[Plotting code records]
☆ ☆ ☆

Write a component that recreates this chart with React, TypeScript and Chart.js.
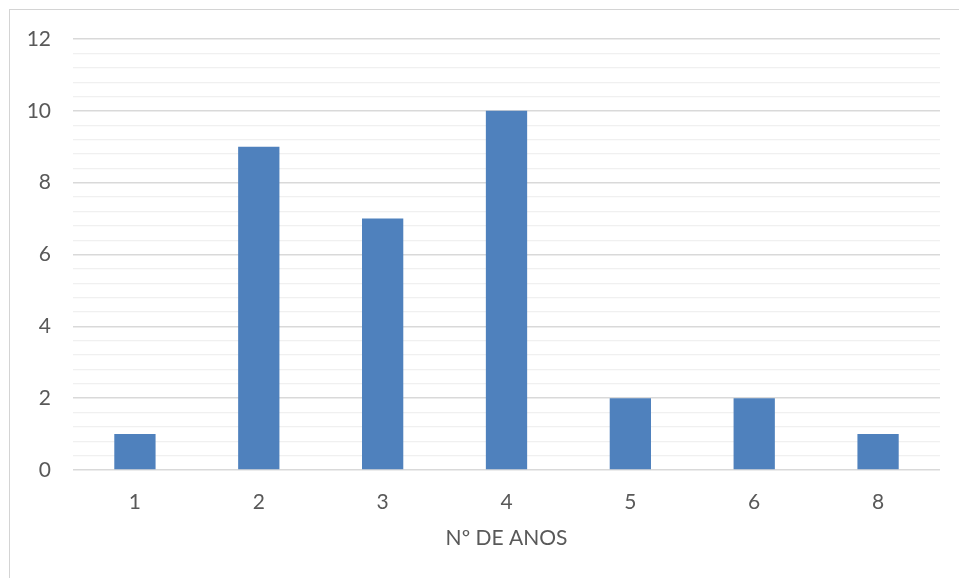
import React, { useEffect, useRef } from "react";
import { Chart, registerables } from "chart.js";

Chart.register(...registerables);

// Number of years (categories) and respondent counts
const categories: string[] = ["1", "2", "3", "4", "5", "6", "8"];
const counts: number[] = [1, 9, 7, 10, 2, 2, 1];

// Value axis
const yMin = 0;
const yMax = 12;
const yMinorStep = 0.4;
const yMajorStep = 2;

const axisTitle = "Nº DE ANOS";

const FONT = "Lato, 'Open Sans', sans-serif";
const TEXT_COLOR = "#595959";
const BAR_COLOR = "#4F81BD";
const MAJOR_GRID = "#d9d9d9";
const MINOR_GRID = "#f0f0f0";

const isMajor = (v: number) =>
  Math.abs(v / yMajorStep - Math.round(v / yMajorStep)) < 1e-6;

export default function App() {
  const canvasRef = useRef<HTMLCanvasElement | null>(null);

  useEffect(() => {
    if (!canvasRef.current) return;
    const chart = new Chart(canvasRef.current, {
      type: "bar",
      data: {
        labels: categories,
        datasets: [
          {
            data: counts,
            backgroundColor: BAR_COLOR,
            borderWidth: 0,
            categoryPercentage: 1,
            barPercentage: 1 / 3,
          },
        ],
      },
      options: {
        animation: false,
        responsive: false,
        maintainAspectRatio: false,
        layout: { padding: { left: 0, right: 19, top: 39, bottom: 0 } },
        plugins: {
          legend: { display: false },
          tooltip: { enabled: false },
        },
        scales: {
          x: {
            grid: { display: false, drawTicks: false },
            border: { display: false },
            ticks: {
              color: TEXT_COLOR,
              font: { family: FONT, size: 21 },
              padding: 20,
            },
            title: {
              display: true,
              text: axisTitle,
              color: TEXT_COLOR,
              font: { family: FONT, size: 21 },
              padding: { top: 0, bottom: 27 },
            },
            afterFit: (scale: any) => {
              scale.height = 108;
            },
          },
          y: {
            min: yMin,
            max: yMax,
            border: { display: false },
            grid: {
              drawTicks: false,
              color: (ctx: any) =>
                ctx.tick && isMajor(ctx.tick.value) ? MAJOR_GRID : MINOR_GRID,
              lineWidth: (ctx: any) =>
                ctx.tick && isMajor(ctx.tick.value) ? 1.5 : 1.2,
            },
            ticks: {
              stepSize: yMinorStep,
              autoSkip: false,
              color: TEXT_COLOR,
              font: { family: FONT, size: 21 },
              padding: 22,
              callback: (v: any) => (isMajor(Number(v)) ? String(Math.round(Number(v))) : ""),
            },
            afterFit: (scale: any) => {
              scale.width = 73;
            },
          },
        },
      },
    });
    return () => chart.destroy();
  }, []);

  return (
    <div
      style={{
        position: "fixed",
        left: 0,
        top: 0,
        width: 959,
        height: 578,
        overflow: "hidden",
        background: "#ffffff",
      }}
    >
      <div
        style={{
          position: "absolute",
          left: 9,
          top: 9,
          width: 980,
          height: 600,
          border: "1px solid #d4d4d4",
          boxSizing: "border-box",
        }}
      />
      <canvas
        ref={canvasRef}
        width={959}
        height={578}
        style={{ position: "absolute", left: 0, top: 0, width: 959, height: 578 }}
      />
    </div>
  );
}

☆ ☆ ☆

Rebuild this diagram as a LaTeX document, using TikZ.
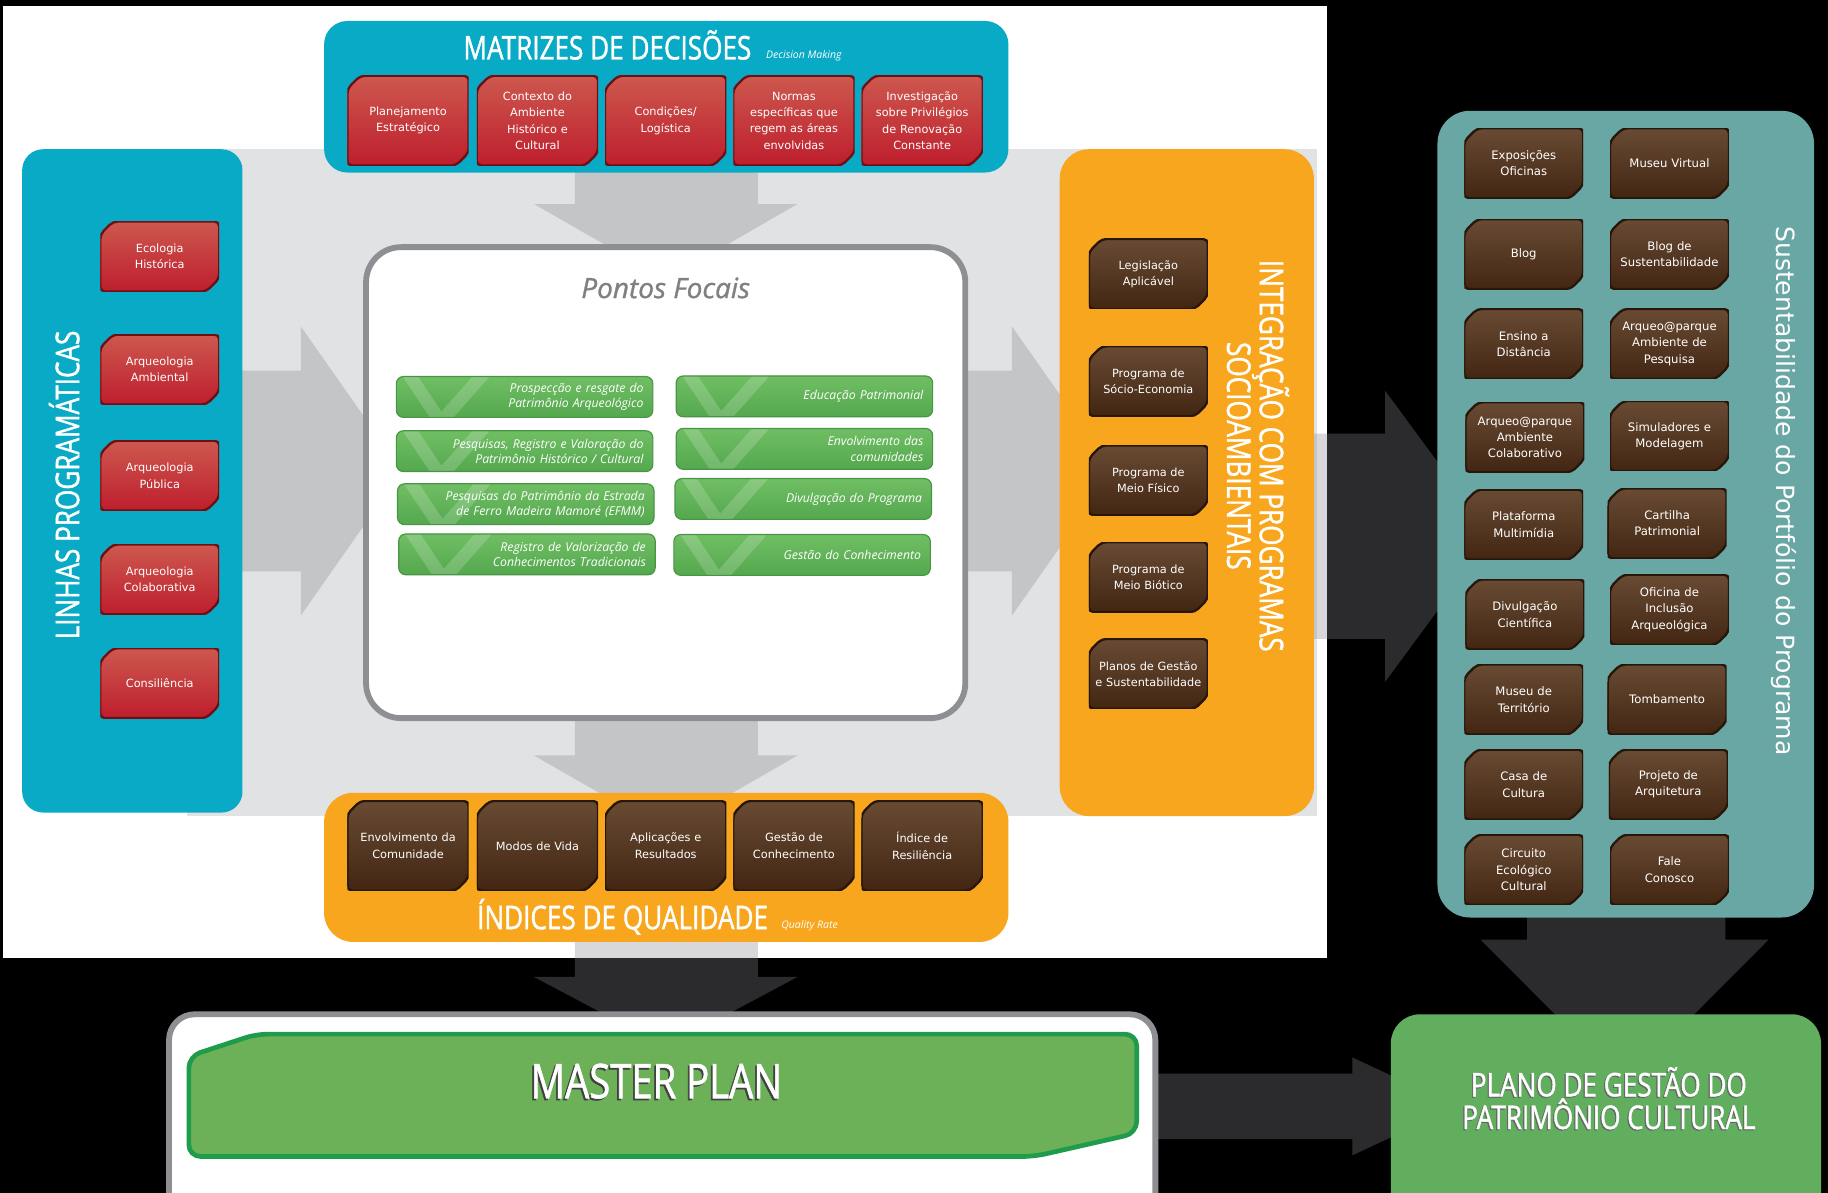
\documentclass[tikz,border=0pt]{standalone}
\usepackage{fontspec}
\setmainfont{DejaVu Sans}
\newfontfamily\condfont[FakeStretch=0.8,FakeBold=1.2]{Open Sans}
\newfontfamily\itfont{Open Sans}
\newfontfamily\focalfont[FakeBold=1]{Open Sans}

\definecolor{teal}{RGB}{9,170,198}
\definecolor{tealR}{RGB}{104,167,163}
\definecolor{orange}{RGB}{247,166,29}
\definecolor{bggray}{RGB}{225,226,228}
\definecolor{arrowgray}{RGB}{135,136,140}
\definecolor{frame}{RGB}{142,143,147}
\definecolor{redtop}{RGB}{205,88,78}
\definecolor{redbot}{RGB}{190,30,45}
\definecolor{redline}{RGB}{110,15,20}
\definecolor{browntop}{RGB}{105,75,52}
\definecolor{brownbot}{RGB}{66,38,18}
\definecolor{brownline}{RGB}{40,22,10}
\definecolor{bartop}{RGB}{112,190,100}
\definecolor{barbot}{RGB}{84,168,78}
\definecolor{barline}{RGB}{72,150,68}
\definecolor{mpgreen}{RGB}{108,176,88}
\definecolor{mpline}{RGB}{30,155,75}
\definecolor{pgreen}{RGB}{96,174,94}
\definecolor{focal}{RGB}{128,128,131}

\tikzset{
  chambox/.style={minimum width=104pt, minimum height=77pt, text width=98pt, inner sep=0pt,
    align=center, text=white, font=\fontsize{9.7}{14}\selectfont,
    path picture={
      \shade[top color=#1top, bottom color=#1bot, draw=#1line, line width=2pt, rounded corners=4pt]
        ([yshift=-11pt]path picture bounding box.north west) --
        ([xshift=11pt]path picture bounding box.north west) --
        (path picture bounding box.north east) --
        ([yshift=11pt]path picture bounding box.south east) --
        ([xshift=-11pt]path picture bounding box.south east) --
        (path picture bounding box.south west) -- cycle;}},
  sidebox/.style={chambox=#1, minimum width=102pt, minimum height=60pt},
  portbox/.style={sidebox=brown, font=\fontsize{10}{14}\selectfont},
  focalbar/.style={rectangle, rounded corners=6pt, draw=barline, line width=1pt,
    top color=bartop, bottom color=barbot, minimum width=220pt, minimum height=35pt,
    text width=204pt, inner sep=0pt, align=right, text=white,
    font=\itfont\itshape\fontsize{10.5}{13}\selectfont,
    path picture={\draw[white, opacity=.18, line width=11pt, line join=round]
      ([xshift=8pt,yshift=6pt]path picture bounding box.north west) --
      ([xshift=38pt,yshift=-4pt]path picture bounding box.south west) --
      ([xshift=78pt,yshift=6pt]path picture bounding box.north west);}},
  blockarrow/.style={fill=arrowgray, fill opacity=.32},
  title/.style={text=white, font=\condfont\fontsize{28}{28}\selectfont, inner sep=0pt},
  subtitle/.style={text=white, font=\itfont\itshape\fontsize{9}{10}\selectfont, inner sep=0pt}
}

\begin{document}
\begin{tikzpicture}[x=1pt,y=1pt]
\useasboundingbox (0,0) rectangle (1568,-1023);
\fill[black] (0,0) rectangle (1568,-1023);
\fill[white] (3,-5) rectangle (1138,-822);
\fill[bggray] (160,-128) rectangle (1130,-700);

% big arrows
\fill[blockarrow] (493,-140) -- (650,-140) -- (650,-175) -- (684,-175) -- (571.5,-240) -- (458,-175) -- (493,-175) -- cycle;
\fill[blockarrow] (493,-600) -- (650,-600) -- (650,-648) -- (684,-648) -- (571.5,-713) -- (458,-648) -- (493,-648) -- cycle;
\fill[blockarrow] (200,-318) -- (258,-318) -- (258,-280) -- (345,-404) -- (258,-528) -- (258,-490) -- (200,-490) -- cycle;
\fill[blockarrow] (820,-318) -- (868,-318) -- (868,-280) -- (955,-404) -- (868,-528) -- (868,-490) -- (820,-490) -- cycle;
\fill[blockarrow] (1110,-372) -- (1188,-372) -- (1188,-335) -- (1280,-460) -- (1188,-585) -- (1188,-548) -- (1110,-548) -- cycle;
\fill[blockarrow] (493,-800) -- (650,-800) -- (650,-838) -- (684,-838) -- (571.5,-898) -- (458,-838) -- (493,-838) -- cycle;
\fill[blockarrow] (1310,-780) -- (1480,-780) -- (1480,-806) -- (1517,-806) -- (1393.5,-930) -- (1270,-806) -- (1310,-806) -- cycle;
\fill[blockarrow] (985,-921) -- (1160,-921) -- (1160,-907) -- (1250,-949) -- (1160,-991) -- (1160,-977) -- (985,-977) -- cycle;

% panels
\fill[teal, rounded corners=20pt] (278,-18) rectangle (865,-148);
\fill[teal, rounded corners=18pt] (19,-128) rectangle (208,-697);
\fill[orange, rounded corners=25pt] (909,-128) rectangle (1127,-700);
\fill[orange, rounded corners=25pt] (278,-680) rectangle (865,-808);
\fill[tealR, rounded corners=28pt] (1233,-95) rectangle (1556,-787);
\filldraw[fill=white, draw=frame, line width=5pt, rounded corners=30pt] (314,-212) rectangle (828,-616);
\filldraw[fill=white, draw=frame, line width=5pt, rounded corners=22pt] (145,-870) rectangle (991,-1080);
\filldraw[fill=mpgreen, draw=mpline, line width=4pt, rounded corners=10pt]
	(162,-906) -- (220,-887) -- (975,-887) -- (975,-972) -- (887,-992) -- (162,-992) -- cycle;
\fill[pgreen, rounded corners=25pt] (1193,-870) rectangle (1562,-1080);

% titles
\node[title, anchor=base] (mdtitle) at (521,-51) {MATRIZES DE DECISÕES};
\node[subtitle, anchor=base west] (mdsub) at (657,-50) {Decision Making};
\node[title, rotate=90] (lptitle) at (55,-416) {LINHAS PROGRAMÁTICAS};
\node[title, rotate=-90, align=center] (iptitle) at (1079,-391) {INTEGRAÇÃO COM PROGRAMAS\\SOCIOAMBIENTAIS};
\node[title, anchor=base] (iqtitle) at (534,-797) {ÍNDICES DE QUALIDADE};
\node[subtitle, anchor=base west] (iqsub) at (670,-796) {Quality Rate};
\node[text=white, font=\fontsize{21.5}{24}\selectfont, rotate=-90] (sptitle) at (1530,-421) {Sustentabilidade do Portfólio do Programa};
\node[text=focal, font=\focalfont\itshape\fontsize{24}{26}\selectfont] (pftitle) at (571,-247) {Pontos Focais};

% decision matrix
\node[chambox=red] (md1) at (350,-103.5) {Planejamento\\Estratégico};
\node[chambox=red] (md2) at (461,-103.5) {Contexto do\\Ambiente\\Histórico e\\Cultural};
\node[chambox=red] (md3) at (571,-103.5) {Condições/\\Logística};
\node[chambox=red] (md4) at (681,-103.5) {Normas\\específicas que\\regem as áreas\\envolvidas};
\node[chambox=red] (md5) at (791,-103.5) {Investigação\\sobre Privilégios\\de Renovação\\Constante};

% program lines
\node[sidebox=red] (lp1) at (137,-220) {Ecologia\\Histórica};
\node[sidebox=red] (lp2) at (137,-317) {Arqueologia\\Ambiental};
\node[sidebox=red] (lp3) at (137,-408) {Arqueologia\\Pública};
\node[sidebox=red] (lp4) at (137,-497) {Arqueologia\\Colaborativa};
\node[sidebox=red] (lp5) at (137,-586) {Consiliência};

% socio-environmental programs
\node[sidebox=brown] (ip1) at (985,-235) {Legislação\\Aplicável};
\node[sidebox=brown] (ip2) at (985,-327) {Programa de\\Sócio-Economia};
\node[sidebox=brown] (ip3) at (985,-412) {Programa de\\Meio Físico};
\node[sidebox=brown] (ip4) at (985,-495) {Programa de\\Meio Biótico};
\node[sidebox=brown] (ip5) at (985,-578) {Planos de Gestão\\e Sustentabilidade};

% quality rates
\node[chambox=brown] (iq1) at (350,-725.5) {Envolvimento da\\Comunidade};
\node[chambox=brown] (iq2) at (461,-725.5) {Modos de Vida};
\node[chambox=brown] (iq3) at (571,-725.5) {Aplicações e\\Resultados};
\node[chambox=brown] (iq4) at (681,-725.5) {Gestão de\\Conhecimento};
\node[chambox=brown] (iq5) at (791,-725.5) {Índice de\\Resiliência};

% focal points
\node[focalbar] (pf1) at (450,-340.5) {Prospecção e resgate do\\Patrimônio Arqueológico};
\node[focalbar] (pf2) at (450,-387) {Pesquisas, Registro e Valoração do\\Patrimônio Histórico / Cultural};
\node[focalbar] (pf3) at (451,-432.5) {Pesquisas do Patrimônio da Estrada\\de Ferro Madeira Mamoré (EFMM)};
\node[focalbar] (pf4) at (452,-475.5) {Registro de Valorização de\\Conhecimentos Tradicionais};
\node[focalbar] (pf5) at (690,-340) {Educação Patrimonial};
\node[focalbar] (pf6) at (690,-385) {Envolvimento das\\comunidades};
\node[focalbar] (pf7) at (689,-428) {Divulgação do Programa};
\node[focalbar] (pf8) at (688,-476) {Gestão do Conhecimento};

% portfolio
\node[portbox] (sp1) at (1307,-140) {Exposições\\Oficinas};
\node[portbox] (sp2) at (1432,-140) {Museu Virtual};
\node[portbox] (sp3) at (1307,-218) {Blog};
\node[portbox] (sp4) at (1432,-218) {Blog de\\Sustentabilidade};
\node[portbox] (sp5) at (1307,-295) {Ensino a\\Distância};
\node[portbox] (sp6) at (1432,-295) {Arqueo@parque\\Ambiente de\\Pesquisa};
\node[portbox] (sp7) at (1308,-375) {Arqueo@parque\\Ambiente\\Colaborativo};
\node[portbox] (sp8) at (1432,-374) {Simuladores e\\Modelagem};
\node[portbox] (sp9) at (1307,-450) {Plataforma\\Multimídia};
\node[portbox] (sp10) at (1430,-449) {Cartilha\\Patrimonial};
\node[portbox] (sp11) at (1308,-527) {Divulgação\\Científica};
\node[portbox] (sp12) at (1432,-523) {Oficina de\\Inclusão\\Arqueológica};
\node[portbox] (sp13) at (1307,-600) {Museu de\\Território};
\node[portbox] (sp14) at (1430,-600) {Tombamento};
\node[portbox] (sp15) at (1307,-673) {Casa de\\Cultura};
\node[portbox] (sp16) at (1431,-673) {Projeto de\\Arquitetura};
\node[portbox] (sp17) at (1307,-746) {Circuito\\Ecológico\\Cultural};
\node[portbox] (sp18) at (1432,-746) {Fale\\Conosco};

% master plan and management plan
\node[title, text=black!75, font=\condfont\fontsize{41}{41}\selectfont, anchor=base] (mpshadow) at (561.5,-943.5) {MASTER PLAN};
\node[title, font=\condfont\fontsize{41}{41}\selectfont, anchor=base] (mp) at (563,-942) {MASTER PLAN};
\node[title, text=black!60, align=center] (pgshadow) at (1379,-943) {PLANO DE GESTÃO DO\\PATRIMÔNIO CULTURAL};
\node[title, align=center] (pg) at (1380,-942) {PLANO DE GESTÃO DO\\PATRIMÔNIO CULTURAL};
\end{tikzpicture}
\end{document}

☆ ☆ ☆

• _To do_: Pictures excluded, retype exactly the lines running from the one with "Write a component" through the one with "const canvasRef = useRef<HTMLCanvasElement". Include both end lines and nothing more.

• _Complete response_:
Write a component that recreates this chart with React, TypeScript and Chart.js.
import React, { useEffect, useRef } from "react";
import { Chart, registerables } from "chart.js";

Chart.register(...registerables);

// Number of years (categories) and respondent counts
const categories: string[] = ["1", "2", "3", "4", "5", "6", "8"];
const counts: number[] = [1, 9, 7, 10, 2, 2, 1];

// Value axis
const yMin = 0;
const yMax = 12;
const yMinorStep = 0.4;
const yMajorStep = 2;

const axisTitle = "Nº DE ANOS";

const FONT = "Lato, 'Open Sans', sans-serif";
const TEXT_COLOR = "#595959";
const BAR_COLOR = "#4F81BD";
const MAJOR_GRID = "#d9d9d9";
const MINOR_GRID = "#f0f0f0";

const isMajor = (v: number) =>
  Math.abs(v / yMajorStep - Math.round(v / yMajorStep)) < 1e-6;

export default function App() {
  const canvasRef = useRef<HTMLCanvasElement | null>(null);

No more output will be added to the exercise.